#### [Task to carry out]
Find the lines that hold the word "this" and return them.

[Records with drawing code]
........

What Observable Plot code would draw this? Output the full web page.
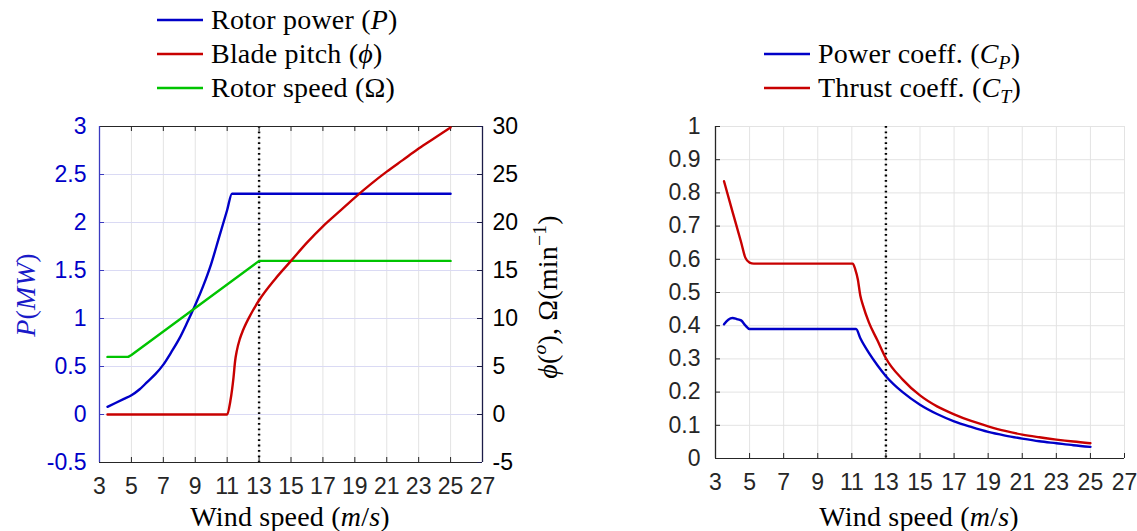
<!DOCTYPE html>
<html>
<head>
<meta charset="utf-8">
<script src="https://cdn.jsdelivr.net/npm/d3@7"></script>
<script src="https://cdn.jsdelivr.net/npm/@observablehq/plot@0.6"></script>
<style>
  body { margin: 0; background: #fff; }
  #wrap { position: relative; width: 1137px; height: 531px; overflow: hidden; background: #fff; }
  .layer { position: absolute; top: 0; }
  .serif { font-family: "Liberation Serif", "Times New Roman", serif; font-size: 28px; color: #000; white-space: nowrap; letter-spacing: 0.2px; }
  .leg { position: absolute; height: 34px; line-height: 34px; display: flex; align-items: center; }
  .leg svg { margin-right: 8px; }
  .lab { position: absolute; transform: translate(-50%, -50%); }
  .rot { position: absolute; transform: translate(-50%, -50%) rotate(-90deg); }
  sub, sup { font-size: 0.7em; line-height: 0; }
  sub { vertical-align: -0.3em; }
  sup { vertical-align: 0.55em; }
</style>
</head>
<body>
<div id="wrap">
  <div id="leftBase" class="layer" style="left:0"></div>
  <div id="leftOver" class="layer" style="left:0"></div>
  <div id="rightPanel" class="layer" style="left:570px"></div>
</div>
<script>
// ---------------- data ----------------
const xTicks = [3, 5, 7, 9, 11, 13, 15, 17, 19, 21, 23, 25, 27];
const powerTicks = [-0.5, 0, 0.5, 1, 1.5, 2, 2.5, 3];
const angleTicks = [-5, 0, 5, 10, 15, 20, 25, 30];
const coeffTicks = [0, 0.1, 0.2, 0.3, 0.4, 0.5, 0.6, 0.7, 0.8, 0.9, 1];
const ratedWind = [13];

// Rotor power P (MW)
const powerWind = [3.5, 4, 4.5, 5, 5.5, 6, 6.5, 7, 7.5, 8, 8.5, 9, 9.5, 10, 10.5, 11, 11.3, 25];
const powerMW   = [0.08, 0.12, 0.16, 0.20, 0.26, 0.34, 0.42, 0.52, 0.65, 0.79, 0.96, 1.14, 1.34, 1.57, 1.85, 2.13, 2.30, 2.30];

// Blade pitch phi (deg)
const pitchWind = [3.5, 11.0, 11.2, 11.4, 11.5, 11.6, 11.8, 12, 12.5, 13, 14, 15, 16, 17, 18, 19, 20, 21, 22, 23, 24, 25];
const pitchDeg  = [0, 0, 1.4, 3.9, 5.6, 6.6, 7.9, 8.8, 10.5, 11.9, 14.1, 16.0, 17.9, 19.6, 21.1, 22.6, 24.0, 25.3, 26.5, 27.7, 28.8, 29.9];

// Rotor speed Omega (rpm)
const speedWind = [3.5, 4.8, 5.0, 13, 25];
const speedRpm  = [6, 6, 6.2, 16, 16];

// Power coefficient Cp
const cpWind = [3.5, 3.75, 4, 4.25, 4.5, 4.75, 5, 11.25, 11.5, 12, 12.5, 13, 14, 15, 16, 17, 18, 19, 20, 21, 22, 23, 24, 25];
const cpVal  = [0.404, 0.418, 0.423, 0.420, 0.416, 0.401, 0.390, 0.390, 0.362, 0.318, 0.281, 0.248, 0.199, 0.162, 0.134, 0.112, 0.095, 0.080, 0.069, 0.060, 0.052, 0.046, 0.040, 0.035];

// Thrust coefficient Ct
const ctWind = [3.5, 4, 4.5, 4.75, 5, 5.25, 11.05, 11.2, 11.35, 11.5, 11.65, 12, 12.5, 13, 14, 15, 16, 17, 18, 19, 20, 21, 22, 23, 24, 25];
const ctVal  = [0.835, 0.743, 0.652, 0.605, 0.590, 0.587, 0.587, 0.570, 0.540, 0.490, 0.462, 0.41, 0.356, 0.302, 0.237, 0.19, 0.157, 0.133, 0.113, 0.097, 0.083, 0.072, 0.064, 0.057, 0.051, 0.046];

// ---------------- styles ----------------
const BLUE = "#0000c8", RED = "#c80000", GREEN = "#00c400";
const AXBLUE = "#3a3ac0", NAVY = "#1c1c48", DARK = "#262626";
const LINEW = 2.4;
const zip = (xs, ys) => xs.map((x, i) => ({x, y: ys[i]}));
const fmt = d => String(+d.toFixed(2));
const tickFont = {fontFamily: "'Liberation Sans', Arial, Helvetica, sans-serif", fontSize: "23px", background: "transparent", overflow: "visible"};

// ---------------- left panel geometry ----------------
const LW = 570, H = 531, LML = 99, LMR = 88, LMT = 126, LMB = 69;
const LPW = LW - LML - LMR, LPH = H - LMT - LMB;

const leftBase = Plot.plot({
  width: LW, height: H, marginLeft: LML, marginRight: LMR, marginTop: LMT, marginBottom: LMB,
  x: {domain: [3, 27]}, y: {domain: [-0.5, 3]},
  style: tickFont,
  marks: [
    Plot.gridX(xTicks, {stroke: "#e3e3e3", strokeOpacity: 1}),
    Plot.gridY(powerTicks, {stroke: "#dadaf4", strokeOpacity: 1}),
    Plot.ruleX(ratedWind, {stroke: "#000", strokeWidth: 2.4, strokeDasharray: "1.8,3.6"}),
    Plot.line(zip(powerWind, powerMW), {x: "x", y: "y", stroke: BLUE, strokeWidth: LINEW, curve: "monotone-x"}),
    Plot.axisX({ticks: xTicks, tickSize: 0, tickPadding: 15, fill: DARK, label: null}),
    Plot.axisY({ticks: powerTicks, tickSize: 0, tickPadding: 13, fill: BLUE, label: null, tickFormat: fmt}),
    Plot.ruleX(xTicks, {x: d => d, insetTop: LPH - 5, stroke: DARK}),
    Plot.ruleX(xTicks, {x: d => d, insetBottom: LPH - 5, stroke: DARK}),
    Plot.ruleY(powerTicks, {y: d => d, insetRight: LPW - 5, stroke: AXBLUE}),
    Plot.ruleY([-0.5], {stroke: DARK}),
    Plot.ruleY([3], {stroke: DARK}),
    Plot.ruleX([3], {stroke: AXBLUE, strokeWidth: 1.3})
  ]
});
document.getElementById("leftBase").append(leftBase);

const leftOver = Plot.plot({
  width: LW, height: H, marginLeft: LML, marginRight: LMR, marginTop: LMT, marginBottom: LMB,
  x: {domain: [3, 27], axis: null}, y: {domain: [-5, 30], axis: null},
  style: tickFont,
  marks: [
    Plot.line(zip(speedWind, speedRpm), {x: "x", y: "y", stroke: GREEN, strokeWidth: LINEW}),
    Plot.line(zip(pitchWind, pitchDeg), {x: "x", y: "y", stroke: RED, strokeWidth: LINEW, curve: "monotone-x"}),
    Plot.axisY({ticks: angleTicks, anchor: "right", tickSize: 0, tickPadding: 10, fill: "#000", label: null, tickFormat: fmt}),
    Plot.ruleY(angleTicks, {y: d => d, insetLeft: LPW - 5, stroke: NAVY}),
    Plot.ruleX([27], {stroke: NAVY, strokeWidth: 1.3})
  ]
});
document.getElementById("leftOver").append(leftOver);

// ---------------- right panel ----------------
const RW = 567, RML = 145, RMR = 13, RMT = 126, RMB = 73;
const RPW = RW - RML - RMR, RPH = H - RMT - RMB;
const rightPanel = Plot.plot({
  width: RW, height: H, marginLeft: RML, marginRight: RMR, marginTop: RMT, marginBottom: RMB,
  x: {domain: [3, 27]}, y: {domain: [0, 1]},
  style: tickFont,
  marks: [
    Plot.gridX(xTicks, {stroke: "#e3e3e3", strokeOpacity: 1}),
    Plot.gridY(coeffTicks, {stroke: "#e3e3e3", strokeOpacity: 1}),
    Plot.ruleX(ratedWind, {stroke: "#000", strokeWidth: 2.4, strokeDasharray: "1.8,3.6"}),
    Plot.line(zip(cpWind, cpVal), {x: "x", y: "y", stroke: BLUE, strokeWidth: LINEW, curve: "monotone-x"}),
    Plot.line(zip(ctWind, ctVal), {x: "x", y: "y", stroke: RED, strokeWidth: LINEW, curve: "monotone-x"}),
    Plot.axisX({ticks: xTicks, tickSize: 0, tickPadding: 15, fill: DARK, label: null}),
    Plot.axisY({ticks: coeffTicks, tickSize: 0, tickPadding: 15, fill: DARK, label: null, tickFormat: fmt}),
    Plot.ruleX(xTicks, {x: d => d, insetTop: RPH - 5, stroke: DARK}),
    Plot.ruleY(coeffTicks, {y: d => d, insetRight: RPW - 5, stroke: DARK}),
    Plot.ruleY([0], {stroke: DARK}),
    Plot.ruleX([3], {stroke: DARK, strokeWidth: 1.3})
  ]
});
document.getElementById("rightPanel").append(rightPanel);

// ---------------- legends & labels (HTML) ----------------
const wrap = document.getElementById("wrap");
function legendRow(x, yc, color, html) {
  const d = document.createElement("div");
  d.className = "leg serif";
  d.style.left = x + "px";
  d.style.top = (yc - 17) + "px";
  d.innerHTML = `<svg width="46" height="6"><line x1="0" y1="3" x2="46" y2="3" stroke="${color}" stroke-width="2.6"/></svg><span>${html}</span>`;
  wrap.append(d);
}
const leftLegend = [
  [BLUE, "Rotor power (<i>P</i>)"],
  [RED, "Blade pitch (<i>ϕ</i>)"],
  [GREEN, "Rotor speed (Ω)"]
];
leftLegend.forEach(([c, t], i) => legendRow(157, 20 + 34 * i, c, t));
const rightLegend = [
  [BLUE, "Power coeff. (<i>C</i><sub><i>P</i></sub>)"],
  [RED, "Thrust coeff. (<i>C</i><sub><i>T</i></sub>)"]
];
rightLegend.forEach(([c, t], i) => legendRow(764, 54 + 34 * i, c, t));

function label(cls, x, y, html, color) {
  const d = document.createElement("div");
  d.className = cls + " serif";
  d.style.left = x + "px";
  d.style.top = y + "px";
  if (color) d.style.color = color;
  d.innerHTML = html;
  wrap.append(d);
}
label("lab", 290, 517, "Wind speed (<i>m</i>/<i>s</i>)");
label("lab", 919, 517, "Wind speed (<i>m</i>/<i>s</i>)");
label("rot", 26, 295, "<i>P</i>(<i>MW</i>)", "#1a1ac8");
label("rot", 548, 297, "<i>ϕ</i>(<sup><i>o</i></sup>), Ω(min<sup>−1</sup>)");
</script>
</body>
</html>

........

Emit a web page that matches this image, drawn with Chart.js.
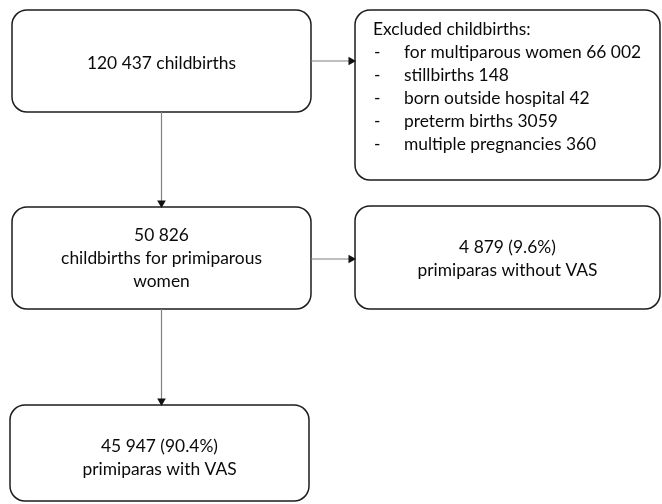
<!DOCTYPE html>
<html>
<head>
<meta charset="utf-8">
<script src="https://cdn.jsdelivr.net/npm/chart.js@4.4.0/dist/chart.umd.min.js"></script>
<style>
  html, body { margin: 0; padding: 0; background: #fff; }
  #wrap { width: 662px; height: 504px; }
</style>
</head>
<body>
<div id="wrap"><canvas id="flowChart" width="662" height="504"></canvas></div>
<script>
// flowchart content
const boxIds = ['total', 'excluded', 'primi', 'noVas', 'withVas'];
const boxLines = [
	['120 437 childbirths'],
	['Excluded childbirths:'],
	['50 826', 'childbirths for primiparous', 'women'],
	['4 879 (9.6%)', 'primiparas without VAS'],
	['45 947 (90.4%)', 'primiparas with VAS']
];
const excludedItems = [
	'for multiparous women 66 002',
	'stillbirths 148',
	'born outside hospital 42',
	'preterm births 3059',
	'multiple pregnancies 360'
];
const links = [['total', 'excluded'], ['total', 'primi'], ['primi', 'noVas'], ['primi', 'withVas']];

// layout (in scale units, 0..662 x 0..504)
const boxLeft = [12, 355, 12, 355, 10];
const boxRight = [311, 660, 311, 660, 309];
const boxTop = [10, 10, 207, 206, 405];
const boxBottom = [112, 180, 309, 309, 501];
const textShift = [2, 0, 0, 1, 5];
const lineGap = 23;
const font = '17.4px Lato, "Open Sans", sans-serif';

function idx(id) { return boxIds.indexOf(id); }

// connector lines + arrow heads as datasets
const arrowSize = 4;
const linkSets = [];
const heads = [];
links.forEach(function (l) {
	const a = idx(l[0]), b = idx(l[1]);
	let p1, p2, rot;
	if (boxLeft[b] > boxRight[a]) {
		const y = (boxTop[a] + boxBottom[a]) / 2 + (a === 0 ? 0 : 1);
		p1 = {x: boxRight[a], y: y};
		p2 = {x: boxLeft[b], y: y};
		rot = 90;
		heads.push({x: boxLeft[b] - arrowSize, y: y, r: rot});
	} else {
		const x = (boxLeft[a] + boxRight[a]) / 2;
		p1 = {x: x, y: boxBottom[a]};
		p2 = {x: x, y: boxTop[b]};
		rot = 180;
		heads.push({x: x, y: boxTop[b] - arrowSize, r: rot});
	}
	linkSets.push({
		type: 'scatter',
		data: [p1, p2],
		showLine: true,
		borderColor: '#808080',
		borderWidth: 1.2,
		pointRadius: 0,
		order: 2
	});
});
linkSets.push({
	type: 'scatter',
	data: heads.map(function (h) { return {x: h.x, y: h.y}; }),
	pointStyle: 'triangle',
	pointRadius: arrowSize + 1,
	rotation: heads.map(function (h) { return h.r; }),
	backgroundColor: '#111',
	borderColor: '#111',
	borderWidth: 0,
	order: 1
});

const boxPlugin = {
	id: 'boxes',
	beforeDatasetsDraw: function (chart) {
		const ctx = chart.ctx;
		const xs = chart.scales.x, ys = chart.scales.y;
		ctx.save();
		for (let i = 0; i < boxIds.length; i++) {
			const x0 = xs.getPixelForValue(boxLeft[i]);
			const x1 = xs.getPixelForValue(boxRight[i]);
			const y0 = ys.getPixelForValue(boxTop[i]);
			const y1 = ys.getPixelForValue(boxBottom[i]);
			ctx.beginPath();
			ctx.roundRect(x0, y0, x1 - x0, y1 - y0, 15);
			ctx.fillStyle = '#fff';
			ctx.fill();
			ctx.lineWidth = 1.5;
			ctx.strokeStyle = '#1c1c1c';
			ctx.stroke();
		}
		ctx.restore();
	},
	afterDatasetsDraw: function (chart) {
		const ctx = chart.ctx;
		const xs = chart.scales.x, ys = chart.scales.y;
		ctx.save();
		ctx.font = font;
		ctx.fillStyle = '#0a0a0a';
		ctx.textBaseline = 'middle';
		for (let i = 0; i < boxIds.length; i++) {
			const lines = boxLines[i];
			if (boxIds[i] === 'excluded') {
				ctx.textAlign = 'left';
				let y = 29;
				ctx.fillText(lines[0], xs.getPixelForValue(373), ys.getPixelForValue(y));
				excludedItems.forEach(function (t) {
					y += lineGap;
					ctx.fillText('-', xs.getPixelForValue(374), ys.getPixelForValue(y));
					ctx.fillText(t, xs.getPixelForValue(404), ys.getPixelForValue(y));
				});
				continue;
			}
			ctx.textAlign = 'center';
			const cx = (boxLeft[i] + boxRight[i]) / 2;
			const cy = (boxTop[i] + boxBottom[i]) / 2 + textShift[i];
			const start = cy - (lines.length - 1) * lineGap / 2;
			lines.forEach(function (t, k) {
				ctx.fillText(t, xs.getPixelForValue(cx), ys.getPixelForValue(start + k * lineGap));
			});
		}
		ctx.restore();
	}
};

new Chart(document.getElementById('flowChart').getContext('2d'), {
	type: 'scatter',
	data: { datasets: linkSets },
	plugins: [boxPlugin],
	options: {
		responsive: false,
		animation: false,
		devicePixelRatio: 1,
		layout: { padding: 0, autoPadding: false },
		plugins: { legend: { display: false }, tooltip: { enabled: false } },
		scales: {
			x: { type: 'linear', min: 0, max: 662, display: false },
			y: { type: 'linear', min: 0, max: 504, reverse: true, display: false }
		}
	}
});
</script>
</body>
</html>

........

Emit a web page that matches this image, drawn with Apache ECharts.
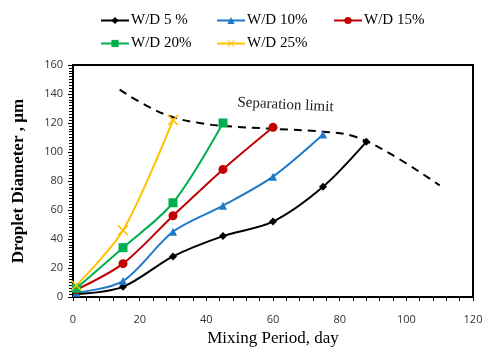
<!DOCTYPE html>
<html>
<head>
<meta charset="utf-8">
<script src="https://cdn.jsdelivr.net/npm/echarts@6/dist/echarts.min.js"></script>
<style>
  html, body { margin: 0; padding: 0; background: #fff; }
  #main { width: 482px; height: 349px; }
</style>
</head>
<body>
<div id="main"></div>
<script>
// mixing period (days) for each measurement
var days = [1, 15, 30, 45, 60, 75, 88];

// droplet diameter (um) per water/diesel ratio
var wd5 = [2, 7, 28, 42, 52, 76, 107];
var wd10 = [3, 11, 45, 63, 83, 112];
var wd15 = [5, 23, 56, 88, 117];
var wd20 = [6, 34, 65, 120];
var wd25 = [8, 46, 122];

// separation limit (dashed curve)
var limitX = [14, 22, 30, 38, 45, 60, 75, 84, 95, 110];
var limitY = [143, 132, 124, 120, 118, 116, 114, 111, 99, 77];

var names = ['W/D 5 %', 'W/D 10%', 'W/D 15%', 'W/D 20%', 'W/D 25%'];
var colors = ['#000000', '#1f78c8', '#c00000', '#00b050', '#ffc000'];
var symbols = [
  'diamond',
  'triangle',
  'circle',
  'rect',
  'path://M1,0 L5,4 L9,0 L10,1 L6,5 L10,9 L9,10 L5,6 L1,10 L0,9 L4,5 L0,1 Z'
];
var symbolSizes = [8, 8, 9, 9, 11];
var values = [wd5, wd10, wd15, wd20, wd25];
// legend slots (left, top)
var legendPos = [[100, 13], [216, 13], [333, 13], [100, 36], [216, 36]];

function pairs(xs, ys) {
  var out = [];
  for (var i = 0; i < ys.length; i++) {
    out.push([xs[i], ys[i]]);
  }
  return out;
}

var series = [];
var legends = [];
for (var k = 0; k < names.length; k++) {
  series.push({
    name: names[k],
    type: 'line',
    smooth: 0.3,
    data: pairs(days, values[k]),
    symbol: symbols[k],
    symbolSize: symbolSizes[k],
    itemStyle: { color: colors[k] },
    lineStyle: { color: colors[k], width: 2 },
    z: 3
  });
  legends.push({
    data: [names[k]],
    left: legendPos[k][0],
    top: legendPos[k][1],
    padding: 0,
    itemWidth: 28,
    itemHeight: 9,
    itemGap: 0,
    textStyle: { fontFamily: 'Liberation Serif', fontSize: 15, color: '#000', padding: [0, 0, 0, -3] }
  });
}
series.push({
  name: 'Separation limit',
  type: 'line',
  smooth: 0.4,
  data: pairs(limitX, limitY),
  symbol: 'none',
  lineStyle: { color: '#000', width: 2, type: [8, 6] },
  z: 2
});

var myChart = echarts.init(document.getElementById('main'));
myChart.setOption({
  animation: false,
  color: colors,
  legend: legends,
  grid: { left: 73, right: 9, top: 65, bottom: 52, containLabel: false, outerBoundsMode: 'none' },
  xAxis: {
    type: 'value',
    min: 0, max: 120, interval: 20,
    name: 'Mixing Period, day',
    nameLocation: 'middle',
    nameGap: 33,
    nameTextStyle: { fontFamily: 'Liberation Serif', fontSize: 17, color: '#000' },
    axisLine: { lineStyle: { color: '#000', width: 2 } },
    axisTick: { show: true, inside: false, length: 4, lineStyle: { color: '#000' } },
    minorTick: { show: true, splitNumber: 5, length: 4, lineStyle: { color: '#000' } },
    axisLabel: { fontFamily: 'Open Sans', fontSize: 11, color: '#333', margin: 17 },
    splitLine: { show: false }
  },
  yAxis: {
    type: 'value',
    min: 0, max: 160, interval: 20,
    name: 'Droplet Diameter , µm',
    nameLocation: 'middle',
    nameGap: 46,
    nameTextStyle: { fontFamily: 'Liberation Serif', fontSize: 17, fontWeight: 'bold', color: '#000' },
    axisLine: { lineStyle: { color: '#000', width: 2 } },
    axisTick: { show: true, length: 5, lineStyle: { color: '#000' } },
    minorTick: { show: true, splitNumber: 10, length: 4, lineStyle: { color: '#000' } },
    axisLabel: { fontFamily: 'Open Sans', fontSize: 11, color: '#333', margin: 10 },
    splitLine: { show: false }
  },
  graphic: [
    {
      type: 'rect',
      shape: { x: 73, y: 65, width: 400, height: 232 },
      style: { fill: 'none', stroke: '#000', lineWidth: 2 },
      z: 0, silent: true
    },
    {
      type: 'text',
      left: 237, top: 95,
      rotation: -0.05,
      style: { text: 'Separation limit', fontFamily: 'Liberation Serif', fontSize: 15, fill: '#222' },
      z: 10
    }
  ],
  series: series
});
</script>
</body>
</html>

........

#### [Complete output]
What Observable Plot code would draw this? Output the full web page.
Emit a web page that matches this image, drawn with Chart.js.
Emit a web page that matches this image, drawn with Apache ECharts.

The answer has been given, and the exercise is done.